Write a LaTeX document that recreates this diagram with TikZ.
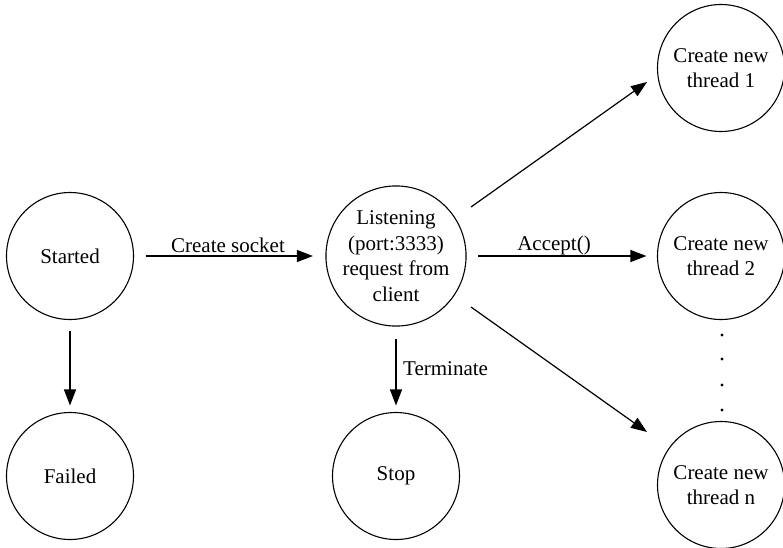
\documentclass[tikz,border=0pt]{standalone}
\usepackage{fontspec}
\setmainfont{Liberation Serif}
\usetikzlibrary{arrows.meta,calc}
\begin{document}
\begin{tikzpicture}[x=1pt,y=-1pt,
  state/.style={draw,circle,minimum size=127pt,inner sep=0pt,line width=1.1pt,align=center,font=\fontsize{21}{25.5}\selectfont},
  arr/.style={line width=1.2pt,-{Triangle[length=16pt,width=12pt]}},
  lbl/.style={font=\fontsize{21}{25}\selectfont,inner sep=0pt}]
\useasboundingbox (0,0) rectangle (783,547);
\node[state] (S) at (70,256) {Started};
\node[state] (L) at (396,256) {Listening\\(port:3333)\\request from\\client};
\node[state] (F) at (70,476) {Failed};
\node[state] (P) at (396,476) {Stop};
\node[state] (T1) at (721,68) {Create new\\thread 1};
\node[state] (T2) at (721,256) {Create new\\thread 2};
\node[state] (Tn) at (721,485) {Create new\\thread n};
\coordinate (d1s) at ($(L)+(75,-49)$);
\coordinate (d1e) at ($(T1)+(-74,14)$);
\coordinate (d2s) at ($(L)+(75,51)$);
\coordinate (d2e) at ($(Tn)+(-74,-53)$);
\draw[arr,shorten <=11.5pt,shorten >=12.5pt] (S) -- (L);
\draw[arr,shorten <=11.5pt,shorten >=10.5pt] (L) -- (T2);
\draw[arr,shorten <=10.5pt,shorten >=6.5pt] (S) -- (F);
\draw[arr,shorten <=12.5pt,shorten >=6.5pt] (L) -- (P);
\draw[arr] (d1s) -- (d1e);
\draw[arr] (d2s) -- (d2e);
\node[lbl] (lcs) at (228,245) {Create socket};
\node[lbl] (lac) at (554,245) {Accept()};
\node[lbl,anchor=west] (lte) at (403,369) {Terminate};
\foreach \yy in {335,359,385,410} \fill (722,\yy) circle (1.6pt);
\end{tikzpicture}
\end{document}
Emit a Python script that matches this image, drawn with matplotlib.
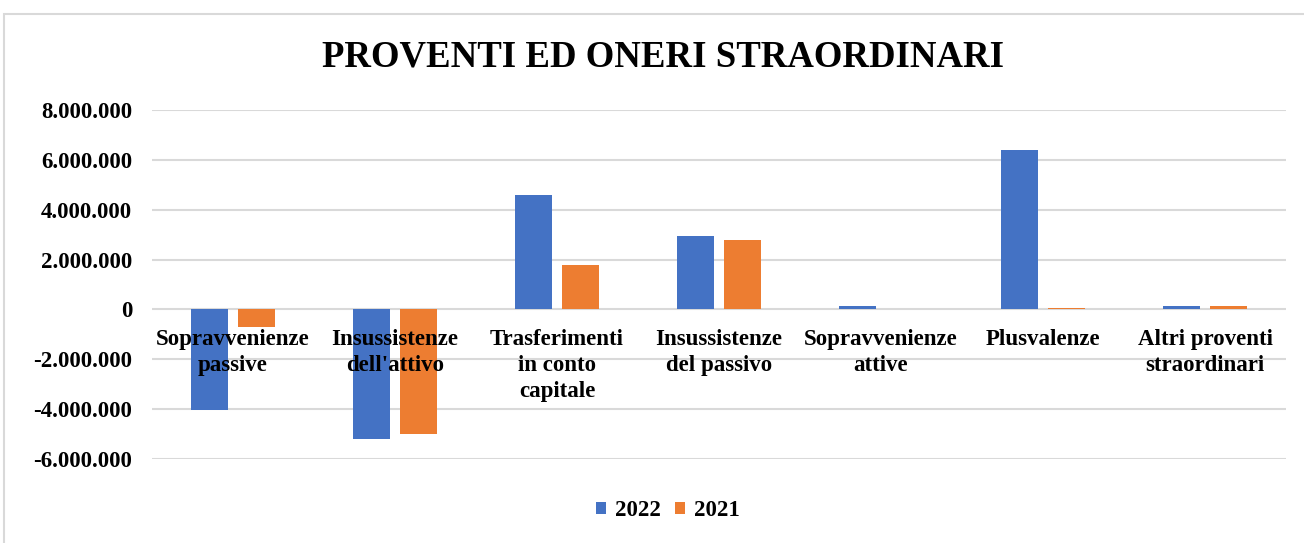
import matplotlib
matplotlib.use("Agg")
import matplotlib.pyplot as plt
import numpy as np
from matplotlib.patches import Rectangle

categories = ["Sopravvenienze\npassive", "Insussistenze\ndell'attivo", "Trasferimenti\nin conto\ncapitale",
              "Insussistenze\ndel passivo", "Sopravvenienze\nattive", "Plusvalenze", "Altri proventi\nstraordinari"]
values_2022 = [-4020000, -5200000, 4600000, 2950000, 130000, 6390000, 130000]
values_2021 = [-720000, -4990000, 1770000, 2800000, 0, 60000, 140000]
series_names = ["2022", "2021"]
yticks = [-6000000, -4000000, -2000000, 0, 2000000, 4000000, 6000000, 8000000]
ytick_labels = ["-6.000.000", "-4.000.000", "-2.000.000", "0", "2.000.000", "4.000.000", "6.000.000", "8.000.000"]
title = "PROVENTI ED ONERI STRAORDINARI"

blue = "#4472C4"
orange = "#ED7D31"
grid = "#D9D9D9"
font = "Liberation Serif"
fs = 16.5

fig = plt.figure(figsize=(13.04, 5.43), dpi=100)
fig.patches.append(Rectangle((4/1304, -0.1), 1.1, 1 - 14/543 + 0.1, transform=fig.transFigure,
                             fill=False, edgecolor="#D9D9D9", linewidth=1.5))
ax = fig.add_axes([152/1304, 1 - 459/543, (1286-152)/1304, (459-110)/543])

x = np.arange(len(categories))
w = 0.228
off = 0.143
ax.bar(x - off, values_2022, width=w, color=blue, label=series_names[0], zorder=3)
ax.bar(x + off, values_2021, width=w, color=orange, label=series_names[1], zorder=3)

ax.set_xlim(-0.5, len(categories) - 0.5)
ax.set_ylim(-6000000, 8000000)
ax.set_yticks(yticks)
ax.set_yticklabels(ytick_labels, fontfamily=font, fontweight="bold", fontsize=fs)
ax.tick_params(axis="y", length=0, pad=14.4)
ax.set_xticks([])
ax.grid(axis="y", color=grid, linewidth=1.5, zorder=0)
for s in ax.spines.values():
    s.set_visible(False)

for i, lab in enumerate(categories):
    ax.annotate(lab, xy=(i, 0), xytext=(0, -14), textcoords="offset points",
                ha="center", va="top", fontfamily=font, fontweight="bold", fontsize=fs,
                linespacing=1.33, zorder=4)

fig.text(663/1304, 1 - 57/543, title, ha="center", va="center", fontfamily=font,
         fontweight="bold", fontsize=26.5)

handles, labels = ax.get_legend_handles_labels()
fig.legend(handles, labels, loc="center", bbox_to_anchor=(668/1304, 1 - 511/543), ncol=2,
           frameon=False, prop={"family": font, "weight": "bold", "size": fs},
           handlelength=0.45, handleheight=0.45, handletextpad=0.4, columnspacing=0.6)

fig.savefig("out.png", dpi=100)
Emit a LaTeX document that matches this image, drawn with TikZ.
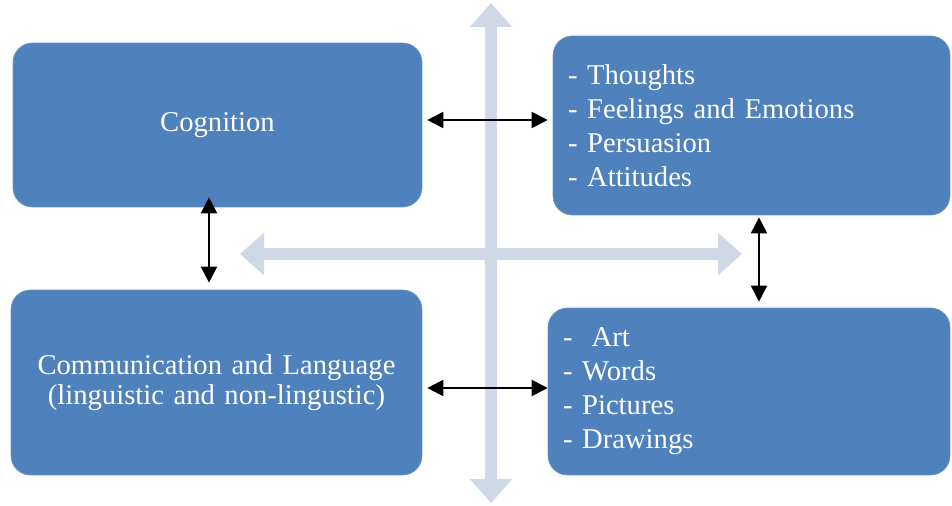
\documentclass[tikz,border=0pt]{standalone}
\usepackage{fontspec}
\setmainfont{Liberation Serif}
\usetikzlibrary{arrows.meta,positioning}
\definecolor{boxblue}{RGB}{79,129,189}
\definecolor{crossgray}{RGB}{208,216,232}

\begin{document}
\begin{tikzpicture}[
  x=0.02cm, y=-0.02cm,
  box/.style={fill=boxblue, draw=boxblue!85!white, rounded corners=11pt,
              text=white, inner xsep=0.3cm, inner ysep=0pt,
              font=\fontsize{16.3}{19.3}\selectfont},
  cross/.style={draw=crossgray, line width=0.24cm,
                {Triangle[width=0.82cm,length=0.48cm]}-{Triangle[width=0.82cm,length=0.48cm]}},
  dbl/.style={draw, line width=1.1pt,
              {Triangle[length=0.32cm,width=0.32cm]}-{Triangle[length=0.32cm,width=0.32cm]}}
]
  \useasboundingbox (0,0) rectangle (952,506);

  % light cross in the back
  \coordinate (top)   at (491,3);
  \coordinate (bot)   at (491,503);
  \coordinate (left)  at (240,254);
  \coordinate (right) at (742,254);
  \draw[cross] (top) -- (bot);
  \draw[cross] (left) -- (right);

  \node[box, minimum width=8.18cm, minimum height=3.28cm, text width=7.58cm,
        align=center] (cog) at (217.5,125) {Cognition};
  \node[box, minimum width=7.94cm, minimum height=3.58cm, text width=7.34cm,
        align=left] (tr) at (751.5,125.5)
        {- Thoughts\\- Feelings and Emotions\\- Persuasion\\- Attitudes};
  \node[box, minimum width=8.22cm, minimum height=3.7cm, text width=7.62cm,
        align=center, font=\fontsize{16.3}{17.2}\selectfont] (comm) at (216.5,382.5)
        {Communication and Language\\(linguistic and non-lingustic)};
  \node[box, minimum width=8.04cm, minimum height=3.34cm, text width=7.44cm,
        align=left] (br) at (749,391.5)
        {-\ \ Art\\- Words\\- Pictures\\- Drawings};

  \draw[dbl] ([xshift=0.1cm,yshift=0.1cm]cog.east) -- ([xshift=-0.1cm,yshift=0.11cm]tr.west);
  \draw[dbl] ([xshift=-0.17cm,yshift=0.2cm]cog.south) -- ([xshift=-0.15cm,yshift=0.14cm]comm.north);
  \draw[dbl] ([xshift=0.15cm,yshift=-0.04cm]tr.south) -- ([xshift=0.2cm,yshift=0.12cm]br.north);
  \draw[dbl] ([xshift=0.1cm,yshift=-0.11cm]comm.east) -- ([yshift=0.07cm]br.west);
\end{tikzpicture}
\end{document}
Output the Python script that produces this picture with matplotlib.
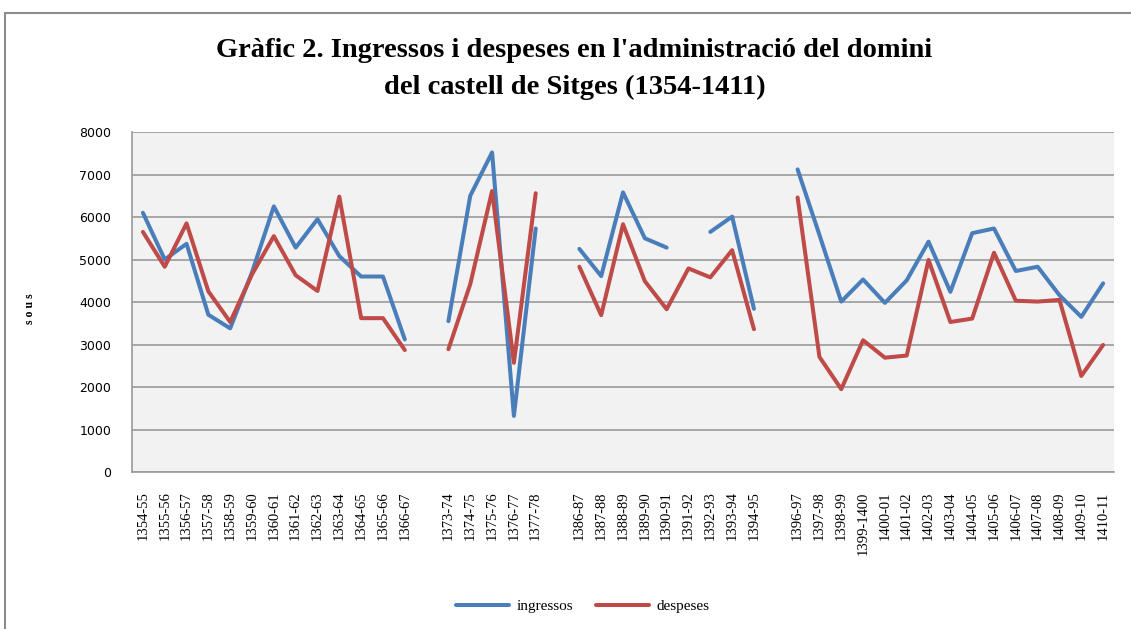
import numpy as np
import matplotlib.pyplot as plt
from matplotlib.patches import Rectangle

nan = np.nan

periods = ["1354-55", "1355-56", "1356-57", "1357-58", "1358-59", "1359-60",
           "1360-61", "1361-62", "1362-63", "1363-64", "1364-65", "1365-66",
           "1366-67", "",
           "1373-74", "1374-75", "1375-76", "1376-77", "1377-78", "",
           "1386-87", "1387-88", "1388-89", "1389-90", "1390-91", "1391-92",
           "1392-93", "1393-94", "1394-95", "",
           "1396-97", "1397-98", "1398-99", "1399-1400", "1400-01", "1401-02",
           "1402-03", "1403-04", "1404-05", "1405-06", "1406-07", "1407-08",
           "1408-09", "1409-10", "1410-11"]

ingressos = [6100, 5000, 5370, 3700, 3380, 4700, 6250, 5280, 5950, 5080, 4600, 4600, 3120, nan,
             3550, 6500, 7520, 1320, 5730, nan,
             5250, 4610, 6580, 5500, 5280, nan, 5650, 6010, 3840, nan,
             7120, 5580, 4010, 4530, 3980, 4510, 5420, 4240, 5620, 5730, 4730, 4830, 4160, 3650, 4440]

despeses = [5650, 4830, 5850, 4250, 3530, 4650, 5550, 4630, 4260, 6480, 3620, 3620, 2870, nan,
            2890, 4420, 6610, 2570, 6560, nan,
            4830, 3690, 5830, 4490, 3830, 4790, 4580, 5220, 3360, nan,
            6460, 2710, 1950, 3100, 2690, 2740, 4990, 3530, 3610, 5160, 4030, 4010, 4050, 2260, 2990]

fig = plt.figure(figsize=(11.31, 6.29), dpi=100)
ax = fig.add_axes([0.1167, 0.2496, 0.8683, 0.5405])

x = np.arange(len(periods))
ax.plot(x, ingressos, color="#4A7EBB", lw=2.9, label="ingressos", solid_capstyle="round")
ax.plot(x, despeses, color="#BE4B48", lw=2.9, label="despeses", solid_capstyle="round")

ax.set_facecolor("#F2F2F2")
ax.set_xlim(-0.5, len(periods) - 0.5)
ax.set_ylim(0, 8000)
ax.set_yticks(np.arange(0, 8001, 1000))
ax.yaxis.grid(True, color="#9A9A9A", lw=1.2)
ax.set_axisbelow(True)
ax.set_xticks(x)
ax.set_xticklabels(periods, rotation=90, fontsize=10.5, family="Liberation Serif")
ax.tick_params(axis="x", length=0, pad=14)
ax.tick_params(axis="y", length=0, pad=15, labelsize=9)
for side in ["top", "right"]:
    ax.spines[side].set_visible(False)
for side in ["left", "bottom"]:
    ax.spines[side].set_color("#9A9A9A")
    ax.spines[side].set_linewidth(1.2)

fig.text(0.0265, 0.51, "s o u s", rotation=90, fontsize=8.5, fontweight="bold",
         family="Liberation Serif", ha="center", va="center")

fig.text(0.508, 0.92, "Gràfic 2. Ingressos i despeses en l'administració del domini",
         fontsize=20.5, fontweight="bold", family="Liberation Serif", ha="center", va="center")
fig.text(0.508, 0.861, "del castell de Sitges (1354-1411)",
         fontsize=20.5, fontweight="bold", family="Liberation Serif", ha="center", va="center")

fig.legend(loc="center", bbox_to_anchor=(0.515, 0.036), ncol=2, frameon=False,
           prop={"family": "Liberation Serif", "size": 11}, handlelength=3.5,
           columnspacing=1.5, handletextpad=0.45)

fig.patches.append(Rectangle((0.004, -0.05), 1.2, 1.03, transform=fig.transFigure,
                             fill=False, edgecolor="#8C8C8C", lw=1.5))

fig.savefig("out.png", dpi=100)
◇ ◇ ◇ ◇ ◇
▶ OBJECTIVE: Set down nothing but the lines from the one holding "Output the Python" through the one holding "4160, 3650, 4440]", both included, exactly as they appear; any picture is left out.

▶ THE REPLY:
Output the Python script that produces this picture with matplotlib.
import numpy as np
import matplotlib.pyplot as plt
from matplotlib.patches import Rectangle

nan = np.nan

periods = ["1354-55", "1355-56", "1356-57", "1357-58", "1358-59", "1359-60",
           "1360-61", "1361-62", "1362-63", "1363-64", "1364-65", "1365-66",
           "1366-67", "",
           "1373-74", "1374-75", "1375-76", "1376-77", "1377-78", "",
           "1386-87", "1387-88", "1388-89", "1389-90", "1390-91", "1391-92",
           "1392-93", "1393-94", "1394-95", "",
           "1396-97", "1397-98", "1398-99", "1399-1400", "1400-01", "1401-02",
           "1402-03", "1403-04", "1404-05", "1405-06", "1406-07", "1407-08",
           "1408-09", "1409-10", "1410-11"]

ingressos = [6100, 5000, 5370, 3700, 3380, 4700, 6250, 5280, 5950, 5080, 4600, 4600, 3120, nan,
             3550, 6500, 7520, 1320, 5730, nan,
             5250, 4610, 6580, 5500, 5280, nan, 5650, 6010, 3840, nan,
             7120, 5580, 4010, 4530, 3980, 4510, 5420, 4240, 5620, 5730, 4730, 4830, 4160, 3650, 4440]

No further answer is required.